─── Provided material ───

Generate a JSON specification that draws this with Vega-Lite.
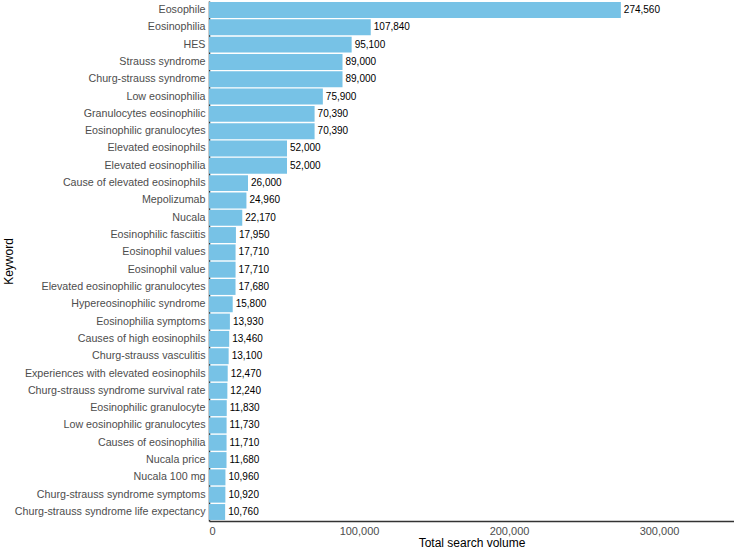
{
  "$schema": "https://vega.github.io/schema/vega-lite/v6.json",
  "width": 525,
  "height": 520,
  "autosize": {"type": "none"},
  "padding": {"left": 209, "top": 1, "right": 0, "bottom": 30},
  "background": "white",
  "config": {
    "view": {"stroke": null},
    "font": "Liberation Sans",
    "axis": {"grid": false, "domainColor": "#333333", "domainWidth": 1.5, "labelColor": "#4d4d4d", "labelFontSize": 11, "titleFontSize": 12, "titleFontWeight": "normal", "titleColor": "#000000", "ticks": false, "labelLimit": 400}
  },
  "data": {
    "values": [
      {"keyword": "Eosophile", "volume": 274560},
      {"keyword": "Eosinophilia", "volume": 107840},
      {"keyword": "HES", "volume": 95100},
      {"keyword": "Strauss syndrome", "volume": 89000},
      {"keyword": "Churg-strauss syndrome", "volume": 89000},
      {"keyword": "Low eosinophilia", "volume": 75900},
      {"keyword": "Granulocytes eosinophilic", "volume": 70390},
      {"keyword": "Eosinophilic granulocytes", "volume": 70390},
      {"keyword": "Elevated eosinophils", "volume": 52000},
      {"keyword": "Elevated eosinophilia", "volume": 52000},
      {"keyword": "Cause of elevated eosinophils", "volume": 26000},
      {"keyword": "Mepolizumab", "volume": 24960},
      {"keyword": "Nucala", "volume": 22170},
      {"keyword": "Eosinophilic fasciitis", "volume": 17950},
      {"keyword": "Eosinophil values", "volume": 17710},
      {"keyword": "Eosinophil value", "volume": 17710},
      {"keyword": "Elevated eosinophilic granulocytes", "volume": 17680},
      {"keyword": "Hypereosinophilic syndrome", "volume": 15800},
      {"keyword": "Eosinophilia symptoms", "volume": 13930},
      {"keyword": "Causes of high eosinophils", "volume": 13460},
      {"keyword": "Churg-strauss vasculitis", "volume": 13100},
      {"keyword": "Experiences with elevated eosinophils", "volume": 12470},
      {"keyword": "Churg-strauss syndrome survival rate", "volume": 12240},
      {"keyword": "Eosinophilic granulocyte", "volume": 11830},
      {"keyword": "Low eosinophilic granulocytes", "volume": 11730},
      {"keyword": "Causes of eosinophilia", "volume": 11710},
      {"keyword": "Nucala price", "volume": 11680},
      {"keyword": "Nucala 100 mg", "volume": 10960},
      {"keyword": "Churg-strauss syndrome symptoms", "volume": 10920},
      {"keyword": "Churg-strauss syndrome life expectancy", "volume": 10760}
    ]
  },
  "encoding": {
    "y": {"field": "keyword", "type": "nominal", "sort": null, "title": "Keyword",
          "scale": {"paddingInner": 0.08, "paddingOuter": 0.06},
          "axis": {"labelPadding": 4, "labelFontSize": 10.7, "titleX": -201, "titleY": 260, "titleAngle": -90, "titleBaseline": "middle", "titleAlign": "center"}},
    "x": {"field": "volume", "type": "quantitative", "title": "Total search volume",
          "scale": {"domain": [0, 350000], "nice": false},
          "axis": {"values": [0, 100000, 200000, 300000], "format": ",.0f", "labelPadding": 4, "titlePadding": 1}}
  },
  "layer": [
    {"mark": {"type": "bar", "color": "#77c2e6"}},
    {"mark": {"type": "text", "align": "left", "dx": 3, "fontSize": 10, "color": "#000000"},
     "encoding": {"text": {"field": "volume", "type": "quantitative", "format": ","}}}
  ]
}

───

Requirement
Write out the whole listing exactly, and drop the pictures.

Task response
Generate a JSON specification that draws this with Vega-Lite.
{
  "$schema": "https://vega.github.io/schema/vega-lite/v6.json",
  "width": 525,
  "height": 520,
  "autosize": {"type": "none"},
  "padding": {"left": 209, "top": 1, "right": 0, "bottom": 30},
  "background": "white",
  "config": {
    "view": {"stroke": null},
    "font": "Liberation Sans",
    "axis": {"grid": false, "domainColor": "#333333", "domainWidth": 1.5, "labelColor": "#4d4d4d", "labelFontSize": 11, "titleFontSize": 12, "titleFontWeight": "normal", "titleColor": "#000000", "ticks": false, "labelLimit": 400}
  },
  "data": {
    "values": [
      {"keyword": "Eosophile", "volume": 274560},
      {"keyword": "Eosinophilia", "volume": 107840},
      {"keyword": "HES", "volume": 95100},
      {"keyword": "Strauss syndrome", "volume": 89000},
      {"keyword": "Churg-strauss syndrome", "volume": 89000},
      {"keyword": "Low eosinophilia", "volume": 75900},
      {"keyword": "Granulocytes eosinophilic", "volume": 70390},
      {"keyword": "Eosinophilic granulocytes", "volume": 70390},
      {"keyword": "Elevated eosinophils", "volume": 52000},
      {"keyword": "Elevated eosinophilia", "volume": 52000},
      {"keyword": "Cause of elevated eosinophils", "volume": 26000},
      {"keyword": "Mepolizumab", "volume": 24960},
      {"keyword": "Nucala", "volume": 22170},
      {"keyword": "Eosinophilic fasciitis", "volume": 17950},
      {"keyword": "Eosinophil values", "volume": 17710},
      {"keyword": "Eosinophil value", "volume": 17710},
      {"keyword": "Elevated eosinophilic granulocytes", "volume": 17680},
      {"keyword": "Hypereosinophilic syndrome", "volume": 15800},
      {"keyword": "Eosinophilia symptoms", "volume": 13930},
      {"keyword": "Causes of high eosinophils", "volume": 13460},
      {"keyword": "Churg-strauss vasculitis", "volume": 13100},
      {"keyword": "Experiences with elevated eosinophils", "volume": 12470},
      {"keyword": "Churg-strauss syndrome survival rate", "volume": 12240},
      {"keyword": "Eosinophilic granulocyte", "volume": 11830},
      {"keyword": "Low eosinophilic granulocytes", "volume": 11730},
      {"keyword": "Causes of eosinophilia", "volume": 11710},
      {"keyword": "Nucala price", "volume": 11680},
      {"keyword": "Nucala 100 mg", "volume": 10960},
      {"keyword": "Churg-strauss syndrome symptoms", "volume": 10920},
      {"keyword": "Churg-strauss syndrome life expectancy", "volume": 10760}
    ]
  },
  "encoding": {
    "y": {"field": "keyword", "type": "nominal", "sort": null, "title": "Keyword",
          "scale": {"paddingInner": 0.08, "paddingOuter": 0.06},
          "axis": {"labelPadding": 4, "labelFontSize": 10.7, "titleX": -201, "titleY": 260, "titleAngle": -90, "titleBaseline": "middle", "titleAlign": "center"}},
    "x": {"field": "volume", "type": "quantitative", "title": "Total search volume",
          "scale": {"domain": [0, 350000], "nice": false},
          "axis": {"values": [0, 100000, 200000, 300000], "format": ",.0f", "labelPadding": 4, "titlePadding": 1}}
  },
  "layer": [
    {"mark": {"type": "bar", "color": "#77c2e6"}},
    {"mark": {"type": "text", "align": "left", "dx": 3, "fontSize": 10, "color": "#000000"},
     "encoding": {"text": {"field": "volume", "type": "quantitative", "format": ","}}}
  ]
}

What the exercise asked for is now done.